El otro, el resistente, el radical del festival no ha sido ninguno de los jovenzuelos encantados de conocerse que nos han traído sus obras anoréxicas, sino el casi nonagenario Lanzmann, quien en El último de los injustos recupera su estilo más violento y musical concibiendo una obra que, a la altura de Shoah, funciona como una máquina que plano a plano, hachazo a hachazo, va perforando las superficies de lo real. No hay ya cineastas como Lanzmann, ya que son muy molestos para todos, pues él y los de su estirpe -Straub/Huillet, Eustache o Duras- comparten un sano desprecio por el cine y sus gentes, y sus películas se contagian de esa rabia ante los usos espurios que de la imagen y el sonido hacen la casi totalidad de los realizadores. Todo esto ya se nombró: Nicht versöhnt, Détruiredit-elle, Numéro zéro...
En El último de los injustos Lanzmann vuelve a canalizar esta violencia a través de la idea capital de su práctica, la disyunción entre ver y oír, añadiendo al sutil y denso trabajo de capas que ya había caracterizado el acontecimiento Shoah un vuelta de tuerca más con la inscripción de su cuerpo envejecido y tambaleante, médium que comporta una orgullosa ruina más al grupo de trazos invisibles (la hierba lo cubrió todo; la Historia pasó la página) que se pretenden dar a ver a partir de la multiforme ceremonia de la palabra: la que compartió con Murmelstein, la que extrae de libros y testimonios; la que, en definitiva, se hace aérea, se desprende de los cuerpos y los textos y se pasea por las brutales panorámicas de ayer y hoy clausurando la idea del tiempo como progreso y haciendo comparecer en el siempre-presente del cine a la legión de muertos.

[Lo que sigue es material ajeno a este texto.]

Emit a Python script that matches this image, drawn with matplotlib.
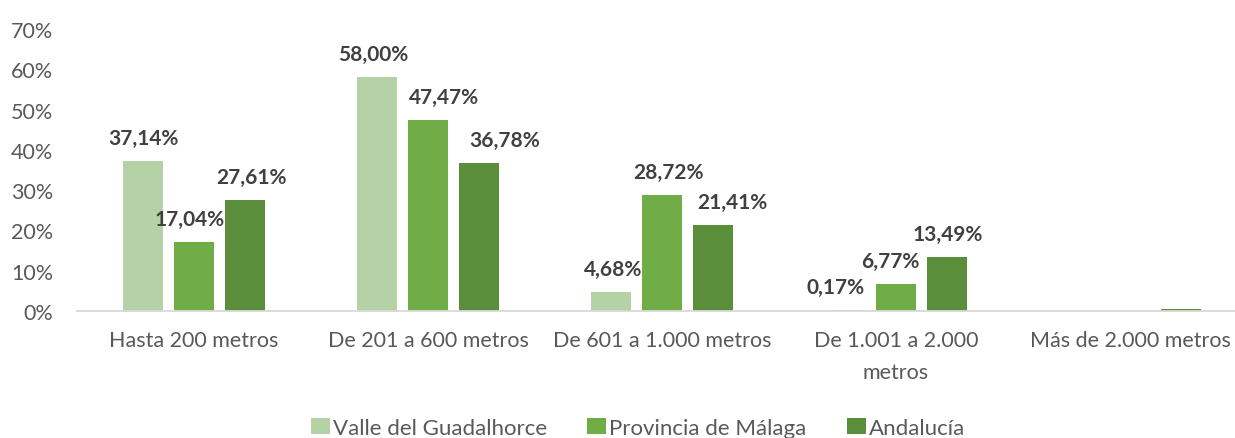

Lanzmann desentierra unas fosas que no son las de la memoria histórica.
Theresienstadt era un tema pendiente para él, uno que merecía una perforación especial. Y el yacimiento de 1975 cuyo petróleo había que extraer en 2012 era el de Murmelstein, el último presidente del Consejo Judío del gueto y el único que salvó la vida. Personaje fascinante, se trata de otra de esas figuras ambiguas que Lanzmann necesita para, curiosamente, seguir hablando claro, lejos de la arendtiana banalidad del mal y cerca de los dramas del poder.